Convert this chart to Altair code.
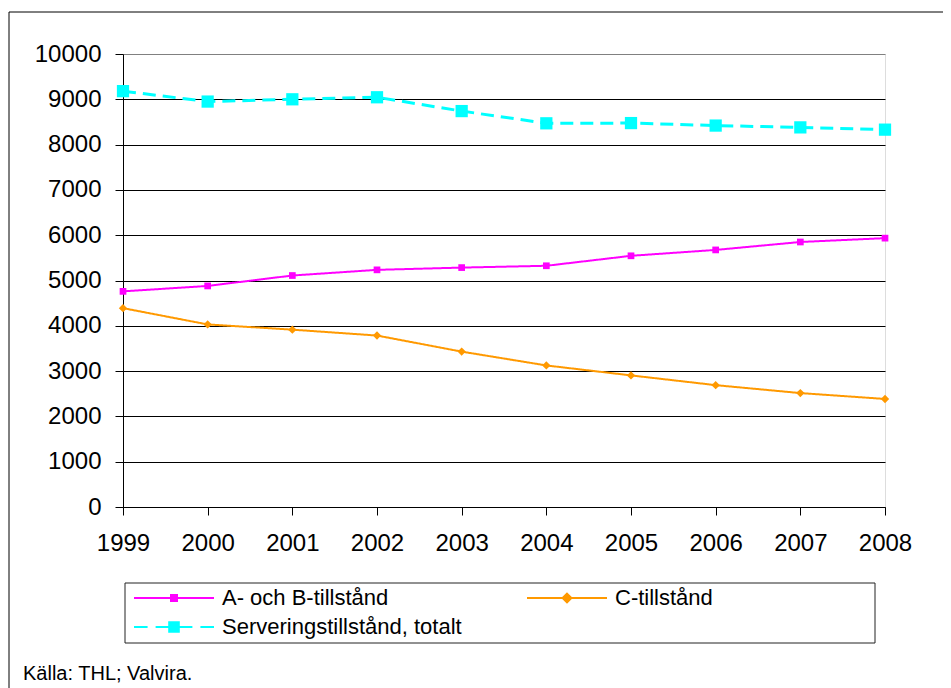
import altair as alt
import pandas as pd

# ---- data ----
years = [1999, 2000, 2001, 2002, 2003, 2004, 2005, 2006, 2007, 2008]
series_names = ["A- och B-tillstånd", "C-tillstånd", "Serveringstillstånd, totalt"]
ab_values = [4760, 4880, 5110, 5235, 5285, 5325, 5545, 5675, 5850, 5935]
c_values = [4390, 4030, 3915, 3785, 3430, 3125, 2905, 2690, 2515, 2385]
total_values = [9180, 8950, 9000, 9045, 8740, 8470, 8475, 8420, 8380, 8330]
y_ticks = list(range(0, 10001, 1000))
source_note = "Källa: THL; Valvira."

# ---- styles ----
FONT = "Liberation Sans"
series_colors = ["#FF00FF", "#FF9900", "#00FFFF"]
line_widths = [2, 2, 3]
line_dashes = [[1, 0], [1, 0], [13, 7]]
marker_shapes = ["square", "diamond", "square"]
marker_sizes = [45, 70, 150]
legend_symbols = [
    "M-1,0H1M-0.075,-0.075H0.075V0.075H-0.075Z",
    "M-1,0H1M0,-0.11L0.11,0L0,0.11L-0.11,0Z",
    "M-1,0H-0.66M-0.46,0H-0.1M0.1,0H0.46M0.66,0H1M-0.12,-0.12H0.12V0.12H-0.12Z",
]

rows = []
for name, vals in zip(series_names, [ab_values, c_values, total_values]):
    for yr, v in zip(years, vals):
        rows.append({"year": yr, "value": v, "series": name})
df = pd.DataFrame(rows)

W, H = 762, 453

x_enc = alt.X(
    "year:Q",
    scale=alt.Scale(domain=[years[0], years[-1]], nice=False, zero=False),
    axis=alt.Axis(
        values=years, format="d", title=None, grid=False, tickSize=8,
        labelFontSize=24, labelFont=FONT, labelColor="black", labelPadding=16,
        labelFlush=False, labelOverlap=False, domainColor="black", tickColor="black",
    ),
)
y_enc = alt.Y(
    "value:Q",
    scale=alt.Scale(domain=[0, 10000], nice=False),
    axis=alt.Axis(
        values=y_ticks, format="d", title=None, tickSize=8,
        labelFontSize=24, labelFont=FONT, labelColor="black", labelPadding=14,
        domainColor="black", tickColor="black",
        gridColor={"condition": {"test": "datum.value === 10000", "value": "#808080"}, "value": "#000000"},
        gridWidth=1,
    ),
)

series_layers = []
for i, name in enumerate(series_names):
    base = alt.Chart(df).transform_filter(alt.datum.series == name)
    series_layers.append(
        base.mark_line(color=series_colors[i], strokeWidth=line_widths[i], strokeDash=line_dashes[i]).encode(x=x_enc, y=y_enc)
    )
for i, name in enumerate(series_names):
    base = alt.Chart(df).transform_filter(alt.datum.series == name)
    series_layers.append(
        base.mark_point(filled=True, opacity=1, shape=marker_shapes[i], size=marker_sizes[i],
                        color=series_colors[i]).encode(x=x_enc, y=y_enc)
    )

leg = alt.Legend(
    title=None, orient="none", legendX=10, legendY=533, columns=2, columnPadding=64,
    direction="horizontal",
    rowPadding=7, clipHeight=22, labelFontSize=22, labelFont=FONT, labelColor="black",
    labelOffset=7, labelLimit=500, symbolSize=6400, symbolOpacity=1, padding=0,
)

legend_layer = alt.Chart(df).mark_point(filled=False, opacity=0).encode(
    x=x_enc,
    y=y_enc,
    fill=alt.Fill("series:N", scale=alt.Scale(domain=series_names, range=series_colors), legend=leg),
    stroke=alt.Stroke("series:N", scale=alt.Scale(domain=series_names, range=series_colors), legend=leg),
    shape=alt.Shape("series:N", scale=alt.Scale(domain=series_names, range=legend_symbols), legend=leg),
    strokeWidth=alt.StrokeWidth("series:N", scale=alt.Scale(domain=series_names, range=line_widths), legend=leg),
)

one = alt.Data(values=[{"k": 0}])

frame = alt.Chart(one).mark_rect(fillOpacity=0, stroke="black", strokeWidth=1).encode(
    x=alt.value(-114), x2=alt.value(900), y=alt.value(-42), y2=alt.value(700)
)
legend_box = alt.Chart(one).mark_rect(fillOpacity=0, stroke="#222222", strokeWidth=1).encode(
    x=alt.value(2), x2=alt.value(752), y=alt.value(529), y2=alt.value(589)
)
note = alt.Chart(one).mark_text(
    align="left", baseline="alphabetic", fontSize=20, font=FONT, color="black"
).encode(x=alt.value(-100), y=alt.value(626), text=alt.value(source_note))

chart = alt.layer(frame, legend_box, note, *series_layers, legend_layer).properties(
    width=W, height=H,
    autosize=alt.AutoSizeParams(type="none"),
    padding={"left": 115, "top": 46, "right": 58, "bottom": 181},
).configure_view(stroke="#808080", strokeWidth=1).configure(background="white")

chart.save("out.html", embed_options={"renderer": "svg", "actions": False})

⁂

* _Set problem_:
Reproduce the material above in full, exactly, with no images.

* _The answer_:
Convert this chart to Altair code.
import altair as alt
import pandas as pd

# ---- data ----
years = [1999, 2000, 2001, 2002, 2003, 2004, 2005, 2006, 2007, 2008]
series_names = ["A- och B-tillstånd", "C-tillstånd", "Serveringstillstånd, totalt"]
ab_values = [4760, 4880, 5110, 5235, 5285, 5325, 5545, 5675, 5850, 5935]
c_values = [4390, 4030, 3915, 3785, 3430, 3125, 2905, 2690, 2515, 2385]
total_values = [9180, 8950, 9000, 9045, 8740, 8470, 8475, 8420, 8380, 8330]
y_ticks = list(range(0, 10001, 1000))
source_note = "Källa: THL; Valvira."

# ---- styles ----
FONT = "Liberation Sans"
series_colors = ["#FF00FF", "#FF9900", "#00FFFF"]
line_widths = [2, 2, 3]
line_dashes = [[1, 0], [1, 0], [13, 7]]
marker_shapes = ["square", "diamond", "square"]
marker_sizes = [45, 70, 150]
legend_symbols = [
    "M-1,0H1M-0.075,-0.075H0.075V0.075H-0.075Z",
    "M-1,0H1M0,-0.11L0.11,0L0,0.11L-0.11,0Z",
    "M-1,0H-0.66M-0.46,0H-0.1M0.1,0H0.46M0.66,0H1M-0.12,-0.12H0.12V0.12H-0.12Z",
]

rows = []
for name, vals in zip(series_names, [ab_values, c_values, total_values]):
    for yr, v in zip(years, vals):
        rows.append({"year": yr, "value": v, "series": name})
df = pd.DataFrame(rows)

W, H = 762, 453

x_enc = alt.X(
    "year:Q",
    scale=alt.Scale(domain=[years[0], years[-1]], nice=False, zero=False),
    axis=alt.Axis(
        values=years, format="d", title=None, grid=False, tickSize=8,
        labelFontSize=24, labelFont=FONT, labelColor="black", labelPadding=16,
        labelFlush=False, labelOverlap=False, domainColor="black", tickColor="black",
    ),
)
y_enc = alt.Y(
    "value:Q",
    scale=alt.Scale(domain=[0, 10000], nice=False),
    axis=alt.Axis(
        values=y_ticks, format="d", title=None, tickSize=8,
        labelFontSize=24, labelFont=FONT, labelColor="black", labelPadding=14,
        domainColor="black", tickColor="black",
        gridColor={"condition": {"test": "datum.value === 10000", "value": "#808080"}, "value": "#000000"},
        gridWidth=1,
    ),
)

series_layers = []
for i, name in enumerate(series_names):
    base = alt.Chart(df).transform_filter(alt.datum.series == name)
    series_layers.append(
        base.mark_line(color=series_colors[i], strokeWidth=line_widths[i], strokeDash=line_dashes[i]).encode(x=x_enc, y=y_enc)
    )
for i, name in enumerate(series_names):
    base = alt.Chart(df).transform_filter(alt.datum.series == name)
    series_layers.append(
        base.mark_point(filled=True, opacity=1, shape=marker_shapes[i], size=marker_sizes[i],
                        color=series_colors[i]).encode(x=x_enc, y=y_enc)
    )

leg = alt.Legend(
    title=None, orient="none", legendX=10, legendY=533, columns=2, columnPadding=64,
    direction="horizontal",
    rowPadding=7, clipHeight=22, labelFontSize=22, labelFont=FONT, labelColor="black",
    labelOffset=7, labelLimit=500, symbolSize=6400, symbolOpacity=1, padding=0,
)

legend_layer = alt.Chart(df).mark_point(filled=False, opacity=0).encode(
    x=x_enc,
    y=y_enc,
    fill=alt.Fill("series:N", scale=alt.Scale(domain=series_names, range=series_colors), legend=leg),
    stroke=alt.Stroke("series:N", scale=alt.Scale(domain=series_names, range=series_colors), legend=leg),
    shape=alt.Shape("series:N", scale=alt.Scale(domain=series_names, range=legend_symbols), legend=leg),
    strokeWidth=alt.StrokeWidth("series:N", scale=alt.Scale(domain=series_names, range=line_widths), legend=leg),
)

one = alt.Data(values=[{"k": 0}])

frame = alt.Chart(one).mark_rect(fillOpacity=0, stroke="black", strokeWidth=1).encode(
    x=alt.value(-114), x2=alt.value(900), y=alt.value(-42), y2=alt.value(700)
)
legend_box = alt.Chart(one).mark_rect(fillOpacity=0, stroke="#222222", strokeWidth=1).encode(
    x=alt.value(2), x2=alt.value(752), y=alt.value(529), y2=alt.value(589)
)
note = alt.Chart(one).mark_text(
    align="left", baseline="alphabetic", fontSize=20, font=FONT, color="black"
).encode(x=alt.value(-100), y=alt.value(626), text=alt.value(source_note))

chart = alt.layer(frame, legend_box, note, *series_layers, legend_layer).properties(
    width=W, height=H,
    autosize=alt.AutoSizeParams(type="none"),
    padding={"left": 115, "top": 46, "right": 58, "bottom": 181},
).configure_view(stroke="#808080", strokeWidth=1).configure(background="white")

chart.save("out.html", embed_options={"renderer": "svg", "actions": False})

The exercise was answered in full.